6. Comparison with Prior Literature

Relative to prior work:

• Existence, uniqueness, and joint Hölder continuity for solutions to the stochastic wave equation in three dimensions had been established by Dalang and Sanz-Solé ("Memoirs of the AMS, Vol 199, 2009").
• This work supplements those foundations by including a small-noise scaling parameter and develops the large deviation (Laplace) principle using the weak convergence strategy of Dupuis-Ellis.
• Refinements over Dalang and Quer-Sardanyons are achieved, especially in functional analytic regularity.
• The analysis adapts variational representations and tightness/compactness arguments from the theory of infinite-dimensional Brownian motions, as in Budhiraja, Dupuis, and Maroulas.

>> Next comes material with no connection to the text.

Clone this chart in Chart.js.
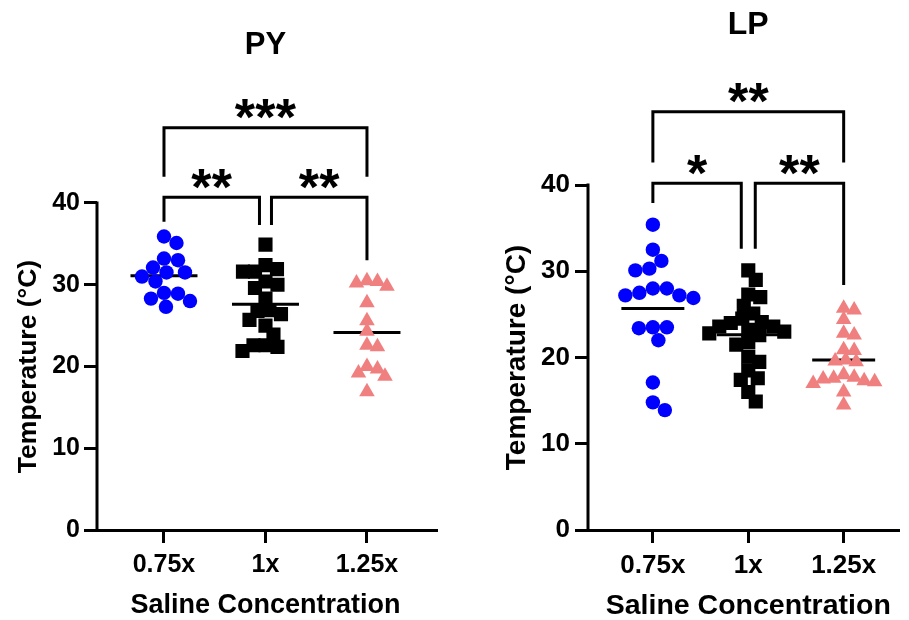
<!DOCTYPE html>
<html>
<head>
<meta charset="utf-8">
<script src="https://cdn.jsdelivr.net/npm/chart.js@4.4.0/dist/chart.umd.min.js"></script>
<style>
  html, body { margin: 0; padding: 0; background: #fff; overflow: hidden; }
  .panel { position: absolute; top: 0; }
  #pyWrap { left: 0; }
  #lpWrap { left: 450px; }
</style>
</head>
<body>
<div class="panel" id="pyWrap"><canvas id="pyChart" width="450" height="625"></canvas></div>
<div class="panel" id="lpWrap"><canvas id="lpChart" width="459" height="625"></canvas></div>
<script>
// Temperature per saline concentration, two sites (PY, LP)

const categories = ['0.75x', '1x', '1.25x'];
const yTicks = [0, 10, 20, 30, 40];

// PY
const pyLowSaline = [35.9, 35.1, 33.2, 33.0, 32.1, 31.5, 31.5, 31.0, 30.4, 29.0, 28.9, 28.3, 28.0, 27.3];
const pyNormalSaline = [34.9, 32.4, 31.9, 31.6, 31.6, 30.4, 30.0, 29.6, 28.3, 26.9, 26.8, 26.4, 25.7, 25.0, 23.9, 22.6, 22.6, 22.4, 21.9];
const pyHighSaline = [30.5, 30.4, 30.2, 29.8, 27.8, 25.6, 24.3, 22.6, 22.4, 20.0, 19.7, 19.2, 18.8, 16.9];
// [group a, group b, bar level, leg end at a, leg end at b, stars]
const pyComparisons = [
    [1, 3, 49.2, 43.2, 43.2, '***'],
    [1, 2, 40.7, 37.7, 37.3, '**'],
    [2, 3, 40.7, 37.3, 33.0, '**']
];

// LP
const lpLowSaline = [35.4, 32.5, 31.2, 30.3, 30.1, 28.0, 28.0, 27.5, 27.2, 27.2, 26.9, 23.5, 23.5, 23.4, 22.0, 17.1, 14.8, 13.9];
const lpNormalSaline = [30.1, 29.0, 27.3, 27.0, 26.0, 25.1, 24.5, 24.1, 24.0, 23.6, 23.6, 23.2, 23.0, 22.8, 22.6, 21.8, 21.5, 20.1, 19.5, 18.5, 17.6, 17.4, 16.0, 14.9];
const lpHighSaline = [25.7, 25.5, 24.4, 22.8, 22.6, 20.9, 20.8, 19.7, 19.6, 19.5, 18.0, 17.7, 17.6, 17.5, 17.3, 17.2, 17.0, 16.0, 14.5];
const lpComparisons = [
    [1, 3, 48.5, 42.6, 42.6, '**'],
    [1, 2, 40.2, 37.9, 32.6, '*'],
    [2, 3, 40.2, 32.6, 28.4, '**']
];

const FONT = "'Liberation Sans', Arial, Helvetica, sans-serif";
const groupColors = ['#0000ff', '#000000', '#f08080'];
const markerStyles = ['circle', 'rect', 'triangle'];
const markerRadius = [7.2, 10, 9];
const swarmSpacing = [14, 12, 10.5];   // px kept between neighbouring marks
const meanHalfWidth = 0.33;

Chart.defaults.font.family = FONT;
Chart.defaults.color = '#000';

/**
 * Beeswarm: push each point sideways (in px) until it no longer overlaps the ones already placed.
 */
function swarmOffsets(values, ys, diameter) {
    const order = values.map((v, i) => i).sort((a, b) => values[b] - values[a]);
    const placed = [];
    const offsets = new Array(values.length).fill(0);
    order.forEach(i => {
        const py = ys.getPixelForValue(values[i]);
        for (let k = 0; k < 600; k++) {
            const dx = (k % 2 ? 1 : -1) * Math.ceil(k / 2) * 0.5;
            const hit = placed.some(p => (p.dx - dx) ** 2 + (p.py - py) ** 2 < diameter * diameter);
            if (!hit) {
                offsets[i] = dx;
                placed.push({ dx, py });
                break;
            }
        }
    });
    return offsets;
}

const panelPlugin = {
    id: 'panel',
    afterDraw(chart, args, o) {
        const ctx = chart.ctx;
        const xs = chart.scales.x;
        const ys = chart.scales.y;
        ctx.save();

        // y axis line only runs up to the top tick
        ctx.strokeStyle = '#000';
        ctx.lineWidth = 3;
        ctx.beginPath();
        ctx.moveTo(chart.chartArea.left, ys.getPixelForValue(yTicks[yTicks.length - 1]) - 1.5);
        ctx.lineTo(chart.chartArea.left, ys.getPixelForValue(0) + 1.5);
        ctx.stroke();

        ctx.fillStyle = '#000';
        ctx.textAlign = 'center';
        ctx.textBaseline = 'middle';
        const mid = xs.getPixelForValue(2);

        ctx.font = `bold ${o.titleSize}px ${FONT}`;
        ctx.fillText(o.title, mid, o.titleY);

        ctx.font = `bold ${o.xTitleSize}px ${FONT}`;
        ctx.fillText(o.xTitle, mid, o.xTitleY);

        ctx.save();
        ctx.translate(o.yTitleX, ys.getPixelForValue(20));
        ctx.rotate(-Math.PI / 2);
        ctx.font = `bold ${o.yTitleSize}px ${FONT}`;
        ctx.fillText(o.yTitle, 0, 0);
        ctx.restore();

        // significance stars above each bracket
        ctx.font = `bold ${o.starSize}px ${FONT}`;
        ctx.textBaseline = 'alphabetic';
        (chart.$brackets || []).forEach(b => {
            const cx = (b.x1 + b.x2) / 2;
            const cy = b.y - o.starLift;
            const n = b.label.length;
            for (let k = 0; k < n; k++) {
                ctx.fillText('*', cx + (k - (n - 1) / 2) * o.starGap, cy + o.starSize * 0.57);
            }
        });
        ctx.restore();
    }
};

function buildPanel(p) {
    const datasets = [];
    p.groups.forEach((vals, g) => {
        datasets.push({
            data: vals.map(v => ({ x: g + 1, y: v })),
            pointStyle: markerStyles[g],
            pointRadius: markerRadius[g],
            backgroundColor: groupColors[g],
            borderWidth: 0,
            order: 0
        });
        const mean = vals.reduce((a, b) => a + b, 0) / vals.length;
        datasets.push({
            data: [{ x: g + 1 - meanHalfWidth, y: mean }, { x: g + 1 + meanHalfWidth, y: mean }],
            showLine: true,
            borderColor: '#000',
            borderWidth: 3,
            pointRadius: 0,
            order: 1
        });
    });
    p.comparisons.forEach(() => {
        datasets.push({
            data: [],
            showLine: true,
            borderColor: '#000',
            borderWidth: 3,
            borderJoinStyle: 'miter',
            pointRadius: 0,
            order: 0,
            clip: false
        });
    });

    const chart = new Chart(document.getElementById(p.canvas), {
        type: 'scatter',
        data: { datasets },
        plugins: [panelPlugin],
        options: {
            responsive: false,
            animation: false,
            events: [],
            layout: { padding: p.padding },
            plugins: {
                legend: { display: false },
                tooltip: { enabled: false },
                panel: {
                    title: p.title, titleSize: p.titleSize, titleY: p.titleY,
                    xTitle: 'Saline Concentration', xTitleSize: p.xTitleSize, xTitleY: p.xTitleY,
                    yTitle: 'Temperature (°C)', yTitleSize: p.yTitleSize, yTitleX: p.yTitleX,
                    starSize: 52, starGap: 20.5, starLift: 22
                }
            },
            scales: {
                x: {
                    type: 'linear',
                    min: p.xMin,
                    max: p.xMax,
                    afterBuildTicks: s => { s.ticks = categories.map((c, i) => ({ value: i + 1 })); },
                    afterFit: s => { s.height = p.xAxisHeight; },
                    ticks: {
                        autoSkip: false,
                        maxRotation: 0,
                        padding: 7,
                        font: { size: p.tickSize, weight: 'bold' },
                        callback: (v, i) => categories[i]
                    },
                    grid: { drawOnChartArea: false, drawTicks: true, tickLength: 13, tickWidth: 3, tickColor: '#000' },
                    border: { display: true, color: '#000', width: 3 }
                },
                y: {
                    min: 0,
                    max: p.yMax,
                    afterBuildTicks: s => { s.ticks = yTicks.map(v => ({ value: v })); },
                    afterFit: s => { s.width = p.yAxisWidth; },
                    ticks: {
                        padding: p.yTickPad,
                        font: { size: p.tickSize, weight: 'bold' },
                        callback: v => String(v)
                    },
                    grid: { drawOnChartArea: false, drawTicks: true, tickLength: 13, tickWidth: 3, tickColor: '#000' },
                    border: { display: false }
                }
            }
        }
    });

    // spread the points sideways and lay out the brackets now that the scales exist
    const xs = chart.scales.x;
    const ys = chart.scales.y;
    const unit = xs.getPixelForValue(2) - xs.getPixelForValue(1);
    p.groups.forEach((vals, g) => {
        const offsets = swarmOffsets(vals, ys, swarmSpacing[g]);
        chart.data.datasets[g * 2].data = vals.map((v, i) => ({ x: g + 1 + offsets[i] / unit, y: v }));
    });
    const brackets = [];
    p.comparisons.forEach((c, k) => {
        const [a, b, bar, legA, legB, label] = c;
        const shared = grp => p.comparisons.some((o, j) => j !== k && o[2] === bar && (o[0] === grp || o[1] === grp));
        const xa = a + (shared(a) ? p.legInset / unit : 0);
        const xb = b - (shared(b) ? p.legInset / unit : 0);
        chart.data.datasets[p.groups.length * 2 + k].data = [
            { x: xa, y: legA }, { x: xa, y: bar }, { x: xb, y: bar }, { x: xb, y: legB }
        ];
        brackets.push({ x1: xs.getPixelForValue(xa), x2: xs.getPixelForValue(xb), y: ys.getPixelForValue(bar), label });
    });
    chart.$brackets = brackets;
    chart.update('none');
    return chart;
}

buildPanel({
    canvas: 'pyChart',
    groups: [pyLowSaline, pyNormalSaline, pyHighSaline],
    comparisons: pyComparisons,
    xMin: 0.34, xMax: 3.69, yMax: 54,
    padding: { top: 88.5, right: 13, left: 0, bottom: 0 },
    yAxisWidth: 97, xAxisHeight: 95, yTickPad: 4,
    tickSize: 25,
    title: 'PY', titleSize: 31, titleY: 45,
    xTitleSize: 27, xTitleY: 606,
    yTitleSize: 26.5, yTitleX: 29,
    legInset: 6
});

buildPanel({
    canvas: 'lpChart',
    groups: [lpLowSaline, lpNormalSaline, lpHighSaline],
    comparisons: lpComparisons,
    xMin: 0.32, xMax: 3.58, yMax: 52.5,
    padding: { top: 77.2, right: 0, left: 0, bottom: 0 },
    yAxisWidth: 138, xAxisHeight: 95, yTickPad: 5,
    tickSize: 26,
    title: 'LP', titleSize: 32, titleY: 25,
    xTitleSize: 28.5, xTitleY: 606,
    yTitleSize: 28, yTitleX: 67,
    legInset: 7
});
</script>
</body>
</html>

7. Technical Summary and Conclusions

By perturbing the stochastic wave equation with a small parameter $\epsilon$ in the noise and analyzing the induced family of solution laws, the quantitative Laplace principle provides the exact exponential rate—via the minimization over deterministic controls—of large deviations in Hölder norm for the solution. All critical arguments rest on the continuity, compactness, and convergence properties of the control-to-solution map and precise pathwise and moment estimates for the SPDE dynamics.

This quantitative framework now underpins the rigorous understanding of rare event probabilities, asymptotics of SPDEs in small noise, and forms a prototype for future work in the area of stochastic analysis and infinite-dimensional variational problems.